TBI Hope and Inspiration Magazine


Listen to this post:

I take a firm stance against calling disabled people inspiring on this blog and especially in my work in Criptiques On Film. I bristle when a non-disabled person refers to a disabled person as inspiring. Life after a brain injury is still life. One person’s new routine involves practicing reading a calendar, while another’s involves re-learning how to walk, and another’s involves meditating for anger management, and so on. When someone says, “You’re so inspiring! I could never do that!” bear in mind that you don’t really know you couldn’t do that. Once a new life becomes your everyday existence, you do what you have to do to get by, find accommodations, and hopefully thrive. You might be surprised by how much you can do. After all, it’s not like we expected our brain injuries and set aside a life plan that included rehab and pain. It’s just where life went. So we went along.

Exceptionalism (where you find someone superhuman for doing everyday things) can actually be harmful. It separates us from each other. And even though it feels like a compliment to say, “Wow! I’m so amazed you can do that after a brain injury…” behind it quietly lurks this sentiment, “…because I figured you’d never do anything worthwhile!” People don’t intend to be cruel or rude. I think this happens because the brain injury community is still isolated in society and is ignored in the media. So people just genuinely don’t realize that an injured brain does not equal a useless brain.

I’ve written about another kind of inspiration, though not as often. There’s an entire area of inspiration that’s genuinely powerful, fully affirmative, and absolutely critical to our empowerment: peer to peer inspiration. That’s when a peer with brain injury or family member tells their stories, and another peer or family member feels hope, motivation, or relief. This inspiration we cannot and should not have to do without. It’s how we gather the strength to push past society’s lowered expectations for us, raised barriers, and yes, often, the difficulties of impairment.

If you’re looking for that kind of inspiration, please have a look–and several more looks–at the new TBI Hope and Inspiration magazine. Subscriptions are free online. This magazine isn’t accessible for use with screen reading technology. But for people who are accessing the magazine visually, it is a sight for sore eyes.

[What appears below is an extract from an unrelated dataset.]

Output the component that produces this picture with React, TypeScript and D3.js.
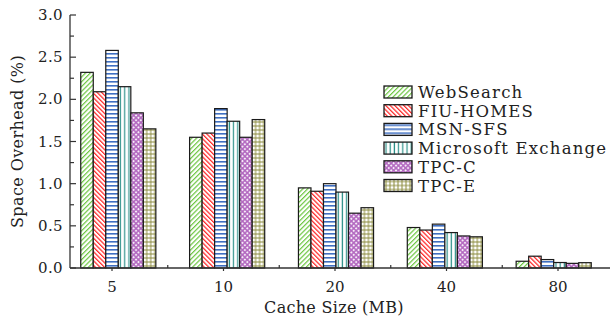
import React from "react";
import * as d3 from "d3";

const categories = ["5", "10", "20", "40", "80"];
const series = ["WebSearch", "FIU-HOMES", "MSN-SFS", "Microsoft Exchange", "TPC-C", "TPC-E"];
const webSearch = [2.32, 1.55, 0.95, 0.48, 0.08];
const fiuHomes = [2.09, 1.6, 0.91, 0.45, 0.14];
const msnSfs = [2.58, 1.89, 1.0, 0.52, 0.1];
const msExchange = [2.15, 1.74, 0.9, 0.42, 0.065];
const tpcC = [1.84, 1.55, 0.65, 0.38, 0.055];
const tpcE = [1.65, 1.76, 0.715, 0.37, 0.063];
const yTicks = [0, 0.5, 1.0, 1.5, 2.0, 2.5, 3.0];

const values = [webSearch, fiuHomes, msnSfs, msExchange, tpcC, tpcE];
const patternIds = ["pWeb", "pFiu", "pMsn", "pMse", "pTpcc", "pTpce"];

const W = 610;
const H = 324;
const font = "'DejaVu Serif', serif";

const Patterns = () => (
  <defs>
    <pattern id="pWeb" patternUnits="userSpaceOnUse" width="3.4" height="3.4" patternTransform="rotate(45)">
      <rect width="3.4" height="3.4" fill="#fff" />
      <line x1="0.6" y1="0" x2="0.6" y2="3.4" stroke="#6cc640" strokeWidth="1.2" />
    </pattern>
    <pattern id="pFiu" patternUnits="userSpaceOnUse" width="3.2" height="3.2" patternTransform="rotate(-45)">
      <rect width="3.2" height="3.2" fill="#fff" />
      <line x1="0.6" y1="0" x2="0.6" y2="3.2" stroke="#ff2a2a" strokeWidth="1.3" />
    </pattern>
    <pattern id="pMsn" patternUnits="userSpaceOnUse" width="4" height="4">
      <rect width="4" height="4" fill="#fff" />
      <rect y="1" width="4" height="1.6" fill="#3f6fc2" />
    </pattern>
    <pattern id="pMse" patternUnits="userSpaceOnUse" width="4.2" height="4">
      <rect width="4.2" height="4" fill="#fff" />
      <rect x="1.4" width="1.2" height="4" fill="#2c9089" />
    </pattern>
    <pattern id="pTpcc" patternUnits="userSpaceOnUse" width="3.4" height="3.4" patternTransform="rotate(45)">
      <rect width="3.4" height="3.4" fill="#b267c0" />
      <rect x="0.75" y="0.75" width="1.9" height="1.9" fill="#f6ecf8" />
    </pattern>
    <pattern id="pTpce" patternUnits="userSpaceOnUse" width="4" height="4">
      <rect width="4" height="4" fill="#fff" />
      <rect y="1.5" width="4" height="1" fill="#8c8c3e" />
      <rect x="1.5" width="1" height="4" fill="#8c8c3e" />
    </pattern>
  </defs>
);

export default function App() {
  const x = d3.scaleBand().domain(categories).range([47, 625]).paddingInner(0.31).paddingOuter(0.31);
  const xInner = d3.scaleBand().domain(series).range([0, x.bandwidth()]);
  const xLabel = d3.scalePoint().domain(categories).range([112, 558]);
  const y = d3.scaleLinear().domain([0, 3]).range([268, 15]);

  const minorY = d3.range(0, 3.01, 0.25);
  const labelPts = categories.map((c) => xLabel(c) as number);
  const midPts = labelPts.slice(0, -1).map((p, i) => (p + labelPts[i + 1]) / 2);

  return (
    <svg width={W} height={H} style={{ position: "absolute", left: 0, top: 0, background: "#fff" }}>
      <Patterns />

      {/* bars */}
      {categories.map((c, ci) => (
        <g key={c} transform={`translate(${x(c)},0)`}>
          {series.map((s, si) => {
            const v = values[si][ci];
            return (
              <rect
                key={s}
                x={xInner(s)}
                y={y(v)}
                width={xInner.bandwidth()}
                height={y(0) - y(v)}
                fill={`url(#${patternIds[si]})`}
                stroke="#1a1a1a"
                strokeWidth={1.2}
              />
            );
          })}
        </g>
      ))}

      {/* y axis */}
      <line x1={70} x2={70} y1={y(3)} y2={y(0)} stroke="#333" strokeWidth={1.3} />
      {minorY.map((t, i) => (
        <line key={t} x1={70} x2={i % 2 === 0 ? 76 : 74} y1={y(t)} y2={y(t)} stroke="#333" strokeWidth={1.2} />
      ))}
      {yTicks.map((t) => (
        <text key={t} x={63} y={y(t) + 5} textAnchor="end" fontFamily={font} fontSize={15} letterSpacing={0.4} fill="#222">
          {d3.format(".1f")(t)}
        </text>
      ))}

      {/* x axis */}
      <line x1={70} x2={610} y1={y(0)} y2={y(0)} stroke="#333" strokeWidth={1.3} />
      {labelPts.map((p) => (
        <line key={p} x1={p} x2={p} y1={y(0)} y2={y(0) + 3} stroke="#333" strokeWidth={1.2} />
      ))}
      {midPts.map((p) => (
        <line key={p} x1={p} x2={p} y1={y(0)} y2={y(0) - 3} stroke="#333" strokeWidth={1.2} />
      ))}
      {categories.map((c) => (
        <text key={c} x={xLabel(c)} y={292} textAnchor="middle" fontFamily={font} fontSize={15} fill="#222">
          {c}
        </text>
      ))}

      {/* axis titles */}
      <text x={334} y={313} textAnchor="middle" fontFamily={font} fontSize={16} letterSpacing={0.3} fill="#222">
        Cache Size (MB)
      </text>
      <text
        transform={`translate(23,${y(1.5)}) rotate(-90)`}
        textAnchor="middle"
        fontFamily={font}
        fontSize={16}
        letterSpacing={0.4}
        fill="#222"
      >
        Space Overhead (%)
      </text>

      {/* legend */}
      {series.map((s, i) => (
        <g key={s} transform={`translate(384,${86 + i * 18.7})`}>
          <rect width={28} height={12} fill={`url(#${patternIds[i]})`} stroke="#1a1a1a" strokeWidth={1.3} />
          <text x={34} y={12} fontFamily={font} fontSize={16.5} letterSpacing={1.2} fill="#222">
            {s}
          </text>
        </g>
      ))}
    </svg>
  );
}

Click the image below to open the magazine pdf.

The cover of TBI Hope and Inspiration Magazine for May 2015 has red tulips and select article titles listed.

I’m so honored to have a short piece in the May edition about making films. As a group, we could be banding together, demanding horrible films like “50 First Dates” stop being promoted publicly as a good place to learn about TBI. And as a group and individuals, we can also be making films and demanding others make films to replace that out-dated drivel with new, fresh, honest, and accurate portrayals. Yes, even in fiction and comedy, accuracy is possible. And we deserve it. We deserve to see ourselves represented honestly in the media. To see that would be deeply inspiring to me.